The fiscal policy terrain is shifting radically—and rapidly. Europe’s response to the Greek crisis combines debt and enforced austerity. In the UK, the official Conservative/Liberal Democrat coalition agreement states that “deficit reduction and continuing to ensure economic recovery is the most urgent issue facing Britain” and commits to a “significantly accelerated reduction in the structural deficit over the course of a Parliament” (that is, between now and 2015). And in the United States, two major economic journalists—David Leonhardt of The New York Times and Steven Pearlstein of The Washington Post—weighed in today with major articles. Leonhardt shows that by a widely-accepted metric, cyclically adjusted primary balance (a country’s medium-term deficit as a percentage of GDP, excluding interest payments and assuming full employment), the U.S. is in worse shape than Britain and even Greece. Pearlstein goes a step farther, laying out his own budget that brings together “some of the best ideas of the left and the right.” (A colleague and I intend to emulate his good example in more detail this June.)
In related developments, a well-known conservative, Kevin Williamson, published an article in the National Review Online entitled “Goodbye Supply Side.” In it, he criticized conservatives for “falling for happy talk about pro-growth tax cuts and strategic Laffer Curve Optimizing” and quoted Arthur Laffer himself as saying, “Does every tax cut pay for itself? No.” “The exaggeration of supply-side effect”—Williamson continues—“the belief that tax-rate cuts pay for themselves or more than pay for themselves over some measurable period—is more an article of faith than an economic fact.” In a follow-up piece published yesterday, Williamson said that “conservatives would do better to support a budget plan that combines real spending cuts with tax increases than to support a budget that does nothing to reduce spending but leaves taxes where they are or reduces them.” On the other side of the aisle, Leonhardt quotes the redoubtable liberal Robert Greenstein as saying, “Most of the public thinks, ‘If only the darn politicians could get their act together to cut waste, fraud, and abuse, and to make tax avoidance go away and so on.’ But the bottom line is, there really is no avoiding the hard choices.”

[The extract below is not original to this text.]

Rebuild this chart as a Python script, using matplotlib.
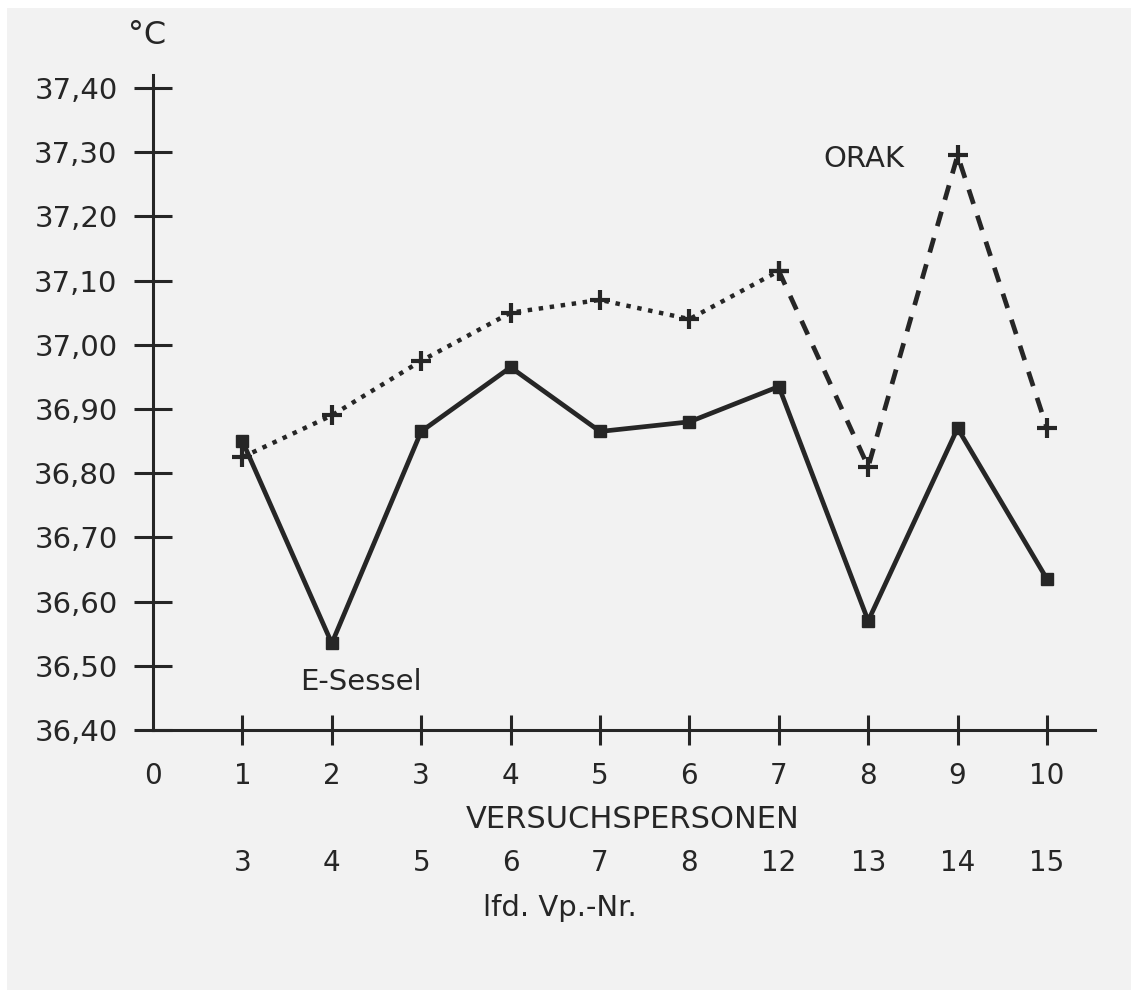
import matplotlib.pyplot as plt
from matplotlib.patches import Rectangle

# Versuchspersonen (laufende Nummer und Vp.-Nr.)
vp = [1, 2, 3, 4, 5, 6, 7, 8, 9, 10]
vp_nr = [3, 4, 5, 6, 7, 8, 12, 13, 14, 15]

# Koerpertemperatur in Grad Celsius
e_sessel = [36.85, 36.535, 36.865, 36.965, 36.865, 36.88, 36.935, 36.57, 36.87, 36.635]
orak = [36.825, 36.89, 36.975, 37.05, 37.07, 37.04, 37.115, 36.81, 37.295, 36.87]

y_ticks = [36.40, 36.50, 36.60, 36.70, 36.80, 36.90, 37.00, 37.10, 37.20, 37.30, 37.40]

ink = '#262626'
paper = '#f2f2f2'
plt.rcParams['font.family'] = ['DejaVu Sans']

fig = plt.figure(figsize=(11.31, 9.90), dpi=100, facecolor='white')
# Papierton des Scans
fig.patches.append(Rectangle((7 / 1131, 0), 1, (990 - 8) / 990, transform=fig.transFigure,
                             facecolor=paper, edgecolor='none', zorder=-10))

ax = fig.add_axes([153 / 1131, (990 - 730) / 990, 942 / 1131, (730 - 75) / 990])
ax.patch.set_visible(False)
ax.set_xlim(0, 942 / 89.4)
ax.set_ylim(36.40, 36.40 + 655 / 642)

for s in ['top', 'right']:
    ax.spines[s].set_visible(False)
for s in ['left', 'bottom']:
    ax.spines[s].set_color(ink)
    ax.spines[s].set_linewidth(2.2)

# Kurven
ax.plot(vp, e_sessel, color=ink, lw=3.4, marker='s', ms=8, zorder=3, clip_on=False)
ax.plot(vp[:7], orak[:7], color=ink, lw=3.2, linestyle=(0, (1, 1.5)),
        marker='+', ms=15, mew=3, zorder=3, clip_on=False)
ax.plot(vp[6:], orak[6:], color=ink, lw=3.4, linestyle=(0, (3.2, 2.6)),
        marker='+', ms=15, mew=3, zorder=3, clip_on=False)

# Achsen mit Kreuzstrichen
ax.set_yticks(y_ticks)
ax.set_yticklabels([f'{t:.2f}'.replace('.', ',') for t in y_ticks])
ax.set_xticks(range(0, 11))
ax.set_xticklabels([str(i) for i in range(0, 11)])
ax.tick_params(axis='y', direction='inout', length=27, width=2.2, color=ink,
               labelsize=21, labelcolor=ink, pad=12)
ax.tick_params(axis='x', direction='inout', length=22, width=2.2, color=ink,
               labelsize=20, labelcolor=ink, pad=12)
ax.get_xticklines()[0].set_visible(False)
ax.get_xticklines()[1].set_visible(False)

# zweite Beschriftungszeile: lfd. Vp.-Nr.
for x, n in zip(vp, vp_nr):
    ax.annotate(str(n), xy=(x, 0), xycoords=('data', 'axes fraction'),
                xytext=(0, -133), textcoords='offset pixels',
                ha='center', va='center', fontsize=20, color=ink)

ax.annotate('VERSUCHSPERSONEN', xy=(0, 0), xycoords='axes fraction',
            xytext=(633 - 153, -90), textcoords='offset pixels',
            ha='center', va='center', fontsize=22, color=ink)
ax.annotate('lfd. Vp.-Nr.', xy=(0, 0), xycoords='axes fraction',
            xytext=(560 - 153, -178), textcoords='offset pixels',
            ha='center', va='center', fontsize=21, color=ink)

fig.text(147 / 1131, 1 - 36 / 990, '°C', ha='center', va='center', fontsize=23, color=ink)

ax.text(2.33, 36.475, 'E-Sessel', ha='center', va='center', fontsize=21, color=ink)
ax.text(7.95, 37.29, 'ORAK', ha='center', va='center', fontsize=21, color=ink)

fig.savefig('out.png', dpi=100, facecolor=fig.get_facecolor())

I may be a cock-eyed optimist, but I’m seeing signs that the ice is breaking and that a discussion that has been frozen for a generation is beginning to develop. The question now is whether people who have the power to make a difference—starting but certainly not ending with the members of the bipartisan fiscal commission—will have the courage to abandon long-held positions and do what just about everyone knows needs to be done.
U.S. fiscal policy is now in a race between sanity and catastrophe, and the window for action may well be narrower than we suppose. As a number of economists have told me in recent weeks, we know two things about fiscal crises: 1) we can’t predict their timing, and 2) once they start, they move faster than we imagine possible. When they’re imminent, it’s much too late to prevent them. Our real choice boils downs either to effective preemption or to some version of what Greece must now endure.